The inspector general at the Department of Health and Human Services, Daniel R. Levinson, said Medicare had improperly paid tens of millions of dollars a year to hospitals, doctors, nursing homes and pharmacies that had provided services to illegal immigrants.
Mr. Levinson found that the Medicare agency and private Medicare plans were incorrectly treating people in the country illegally as eligible for drug benefits and had done little to block payment of their drug claims.
In response to the findings, Marilyn B. Tavenner, the administrator of the Centers for Medicare and Medicaid Services, said she would try to recoup some of the money. And she said that Medicare computers would be instructed to deny claims for illegal immigrants enrolled in the traditional Medicare program.
But nearly 30 percent of the 52 million Medicare beneficiaries are in private Medicare Advantage plans, not traditional Medicare. And Medicare’s outpatient drug benefit is delivered entirely by private insurers, subsidized by the government.
Jenny Rejeske, a health policy analyst at the National Immigration Law Center, a legal advocacy group, said: “There’s no suggestion of fraud here. The real fraud in Medicare is by health care providers. Payments for immigrants are just a drop in the bucket compared with provider fraud.”
Medicare relies mainly on information from Social Security to identify people in the country illegally. Social Security obtains data from the Department of Homeland Security and other federal agencies. Even if immigrants have worked in the United States and paid taxes, Medicare is not supposed to pay their medical bills if they are not here legally on the days they receive care.
The new White House budget director, Sylvia Mathews Burwell, is highlighting “investments in the health care work force” to help treat millions of people expected to gain insurance under the Affordable Care Act.
The president’s budget would provide $5.2 billion over 10 years to train 13,000 new doctors, mainly primary care physicians. Mr. Obama will also seek $4 billion to expand the National Health Service Corps, increasing the number of its providers in underserved areas by two-thirds, to 15,000, from 8,900.
Dr. Atul Grover, the chief lobbyist at the Association of American Medical Colleges, welcomed the proposals to increase the supply of doctors. But, he said, “They could be offset by cuts in Medicare support for graduate medical education.” The White House contends that Medicare overpays teaching hospitals for treating sicker patients who require specialized services.

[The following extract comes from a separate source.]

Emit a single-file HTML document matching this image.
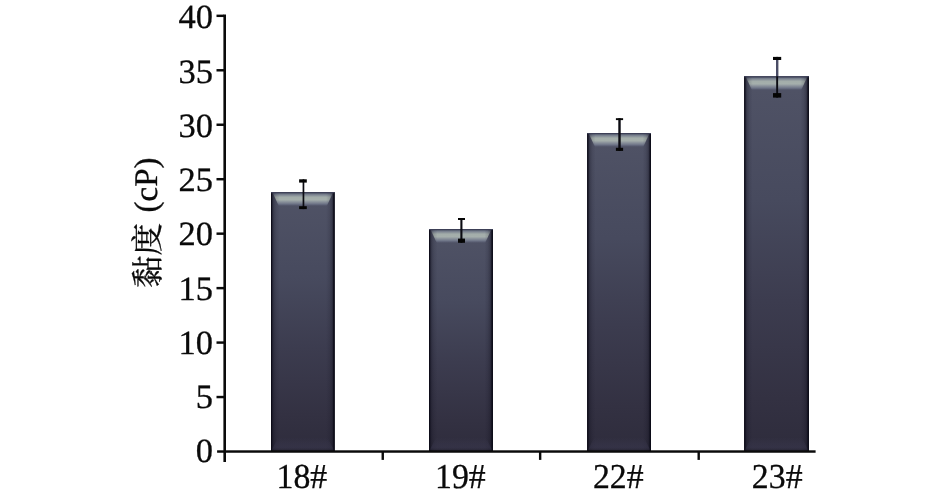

Mr. Obama also wants to reduce scheduled Medicare payments to nursing homes and home health agencies, which the administration says have high profit margins on their Medicare business. In addition, he would impose financial penalties on nursing homes that send large numbers of Medicare patients to hospitals with preventable illnesses and injuries.
The president’s budget also includes a proposal to encourage nursing homes and home health agencies to coordinate care for patients discharged from hospitals. Medicare would make a single “bundled payment” for post-hospital care of a patient lasting two or three months. This is part of the administration’s effort to move away from paying providers separately for each service, officials said.
Mr. Obama also recycles a proposal that has languished in Congress for several years, requiring drug companies to provide additional discounts, or rebates, to Medicare for prescription drugs bought by low-income beneficiaries. This proposal is strenuously opposed by drug makers.